### Given task:
Copy all of the material word for word, except for the pictures.

### Data excerpt:
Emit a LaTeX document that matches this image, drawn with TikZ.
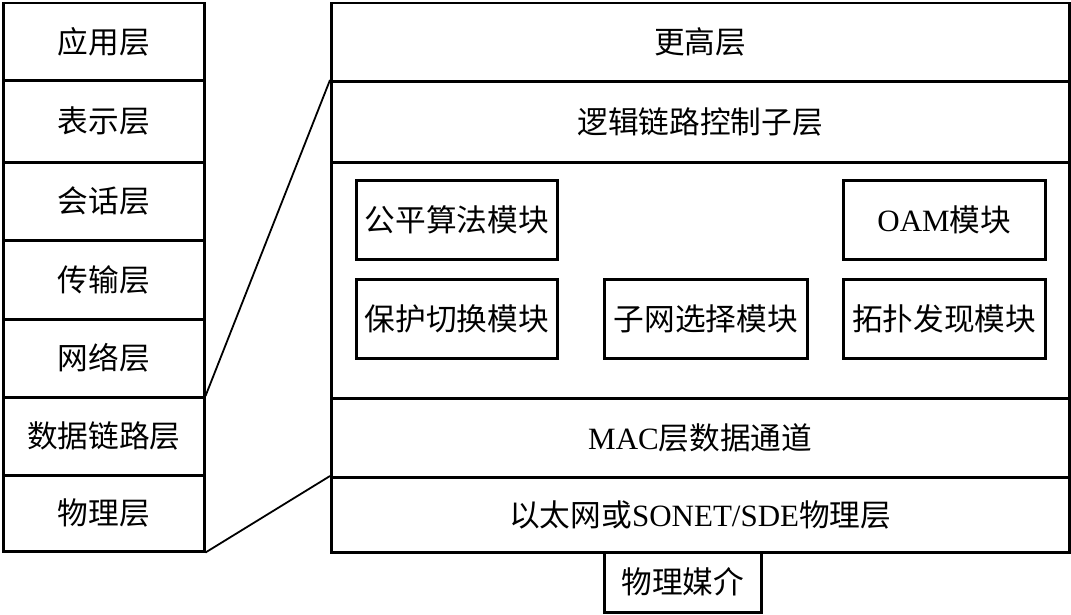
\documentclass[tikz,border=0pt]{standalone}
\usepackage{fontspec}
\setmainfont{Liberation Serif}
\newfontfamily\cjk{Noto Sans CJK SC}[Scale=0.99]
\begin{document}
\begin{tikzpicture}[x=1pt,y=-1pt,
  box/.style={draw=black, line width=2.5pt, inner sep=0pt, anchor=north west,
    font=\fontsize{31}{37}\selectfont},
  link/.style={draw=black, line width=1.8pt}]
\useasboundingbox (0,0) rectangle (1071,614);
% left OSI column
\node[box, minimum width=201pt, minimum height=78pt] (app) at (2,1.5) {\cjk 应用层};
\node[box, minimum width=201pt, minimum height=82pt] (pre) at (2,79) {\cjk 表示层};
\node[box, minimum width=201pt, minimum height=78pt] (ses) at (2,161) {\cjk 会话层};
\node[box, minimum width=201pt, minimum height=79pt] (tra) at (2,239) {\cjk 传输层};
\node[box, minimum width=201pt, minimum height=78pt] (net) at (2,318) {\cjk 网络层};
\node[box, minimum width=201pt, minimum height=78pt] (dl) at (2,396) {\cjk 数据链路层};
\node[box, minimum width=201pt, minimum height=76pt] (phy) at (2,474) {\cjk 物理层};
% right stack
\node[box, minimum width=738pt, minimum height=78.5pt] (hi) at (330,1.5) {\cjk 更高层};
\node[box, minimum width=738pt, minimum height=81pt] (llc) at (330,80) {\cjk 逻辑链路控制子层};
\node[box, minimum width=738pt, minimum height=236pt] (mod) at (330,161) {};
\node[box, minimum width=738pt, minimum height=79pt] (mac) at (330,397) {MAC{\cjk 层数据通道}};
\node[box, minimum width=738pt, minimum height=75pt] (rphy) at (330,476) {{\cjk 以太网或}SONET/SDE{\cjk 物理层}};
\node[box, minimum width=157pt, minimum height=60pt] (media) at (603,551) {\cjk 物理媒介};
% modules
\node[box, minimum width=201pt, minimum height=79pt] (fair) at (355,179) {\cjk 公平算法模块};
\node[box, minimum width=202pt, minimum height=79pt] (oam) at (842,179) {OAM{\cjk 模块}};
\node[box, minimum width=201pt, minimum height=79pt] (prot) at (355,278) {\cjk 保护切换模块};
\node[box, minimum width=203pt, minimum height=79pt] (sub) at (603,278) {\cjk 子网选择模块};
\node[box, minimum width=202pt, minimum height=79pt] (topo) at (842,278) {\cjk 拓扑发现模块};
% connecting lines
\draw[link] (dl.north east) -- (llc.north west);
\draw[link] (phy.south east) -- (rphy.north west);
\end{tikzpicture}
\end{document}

### Result of this task:
Emit a LaTeX document that matches this image, drawn with TikZ.
\documentclass[tikz,border=0pt]{standalone}
\usepackage{fontspec}
\setmainfont{Liberation Serif}
\newfontfamily\cjk{Noto Sans CJK SC}[Scale=0.99]
\begin{document}
\begin{tikzpicture}[x=1pt,y=-1pt,
  box/.style={draw=black, line width=2.5pt, inner sep=0pt, anchor=north west,
    font=\fontsize{31}{37}\selectfont},
  link/.style={draw=black, line width=1.8pt}]
\useasboundingbox (0,0) rectangle (1071,614);
% left OSI column
\node[box, minimum width=201pt, minimum height=78pt] (app) at (2,1.5) {\cjk 应用层};
\node[box, minimum width=201pt, minimum height=82pt] (pre) at (2,79) {\cjk 表示层};
\node[box, minimum width=201pt, minimum height=78pt] (ses) at (2,161) {\cjk 会话层};
\node[box, minimum width=201pt, minimum height=79pt] (tra) at (2,239) {\cjk 传输层};
\node[box, minimum width=201pt, minimum height=78pt] (net) at (2,318) {\cjk 网络层};
\node[box, minimum width=201pt, minimum height=78pt] (dl) at (2,396) {\cjk 数据链路层};
\node[box, minimum width=201pt, minimum height=76pt] (phy) at (2,474) {\cjk 物理层};
% right stack
\node[box, minimum width=738pt, minimum height=78.5pt] (hi) at (330,1.5) {\cjk 更高层};
\node[box, minimum width=738pt, minimum height=81pt] (llc) at (330,80) {\cjk 逻辑链路控制子层};
\node[box, minimum width=738pt, minimum height=236pt] (mod) at (330,161) {};
\node[box, minimum width=738pt, minimum height=79pt] (mac) at (330,397) {MAC{\cjk 层数据通道}};
\node[box, minimum width=738pt, minimum height=75pt] (rphy) at (330,476) {{\cjk 以太网或}SONET/SDE{\cjk 物理层}};
\node[box, minimum width=157pt, minimum height=60pt] (media) at (603,551) {\cjk 物理媒介};
% modules
\node[box, minimum width=201pt, minimum height=79pt] (fair) at (355,179) {\cjk 公平算法模块};
\node[box, minimum width=202pt, minimum height=79pt] (oam) at (842,179) {OAM{\cjk 模块}};
\node[box, minimum width=201pt, minimum height=79pt] (prot) at (355,278) {\cjk 保护切换模块};
\node[box, minimum width=203pt, minimum height=79pt] (sub) at (603,278) {\cjk 子网选择模块};
\node[box, minimum width=202pt, minimum height=79pt] (topo) at (842,278) {\cjk 拓扑发现模块};
% connecting lines
\draw[link] (dl.north east) -- (llc.north west);
\draw[link] (phy.south east) -- (rphy.north west);
\end{tikzpicture}
\end{document}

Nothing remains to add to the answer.